“We are the party of freedom,” the Democratic U.S. congressman Eric Swalwell posted to Twitter on July 8. “Freedom to make your own health-care choices. Freedom from your fear of gun violence. Freedom to have your vote counted. … Freedom for all.” It was a few days after his country’s Independence Day, when his fellow Democrat and California’s governor, Gavin Newsom, took the unusual step of running a political advertisement in Florida—on the right-leaning Fox News Channel, no less—with a similar message. Floridians’ freedom was being threatened, Newsom said, under the leadership of Governor Ron DeSantis, a Republican who’s previously celebrated his state as “freedom’s vanguard” in America.
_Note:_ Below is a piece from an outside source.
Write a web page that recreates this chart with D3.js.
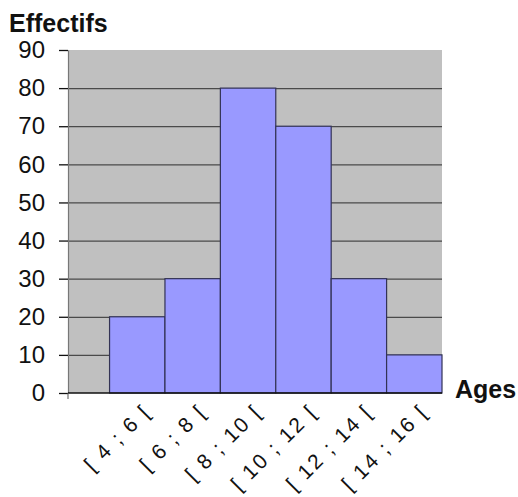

Meanwhile, according to reporting by The Washington Post, since the U.S. Supreme Court overturned Roe v. Wade in June and ended the constitutional right to abortion in America, there appears to have been a “dramatic increase” in the use of the term freedom—a concept more commonly invoked for decades among Republicans—“in social media messaging of Democratic leaders and left-wing influencers and organizations.” Contestation over this term isn’t new, of course; it’s arguably as old in the United States of America as the country itself. But why is it reemerging now?

David Kusnet, an American communications strategist, was President Bill Clinton’s chief speechwriter during his 1992 presidential campaign and first term in office. Kusnet agrees with those who see a new opening for his party to talk about freedom, particularly with Americans generally opposing so many recent Republican restrictions in health care, voting, and education. As this opportunity creates new political debates, Kusnet understands these debates in part as reviving old ones about the kinds of freedom that America should prioritize—for instance, the freedom from government intrusion versus the freedom to live with opportunity and economic security.

But he also understands today’s disputes about freedom as distinctive in important ways: They’re unfolding in a destabilized political climate, influenced by populist ideas, and leading in uncertain directions—as Democrats, who are traditionally pro-union, increasingly return to emphasizing freedom for workers, while Republicans, traditionally pro-business, increasingly adopt new culture-war rhetoric targeting “woke” corporations dominated by progressive values as enemies of a free society.


Graham Vyse: Why do you think America’s Democrats started talking more about freedom?

David Kusnet: Democrats are talking more about freedom because so many of their voters and constituents—along with many Americans along the political spectrum and across the country—are perceiving alarming threats to it: the freedom to vote, the freedom to make your own decisions about your body and access health care, the freedom from the fear of gun violence, the freedom to teach, learn, and read in schools. These are all ways in which the idea of freedom is being activated among Democrats right now.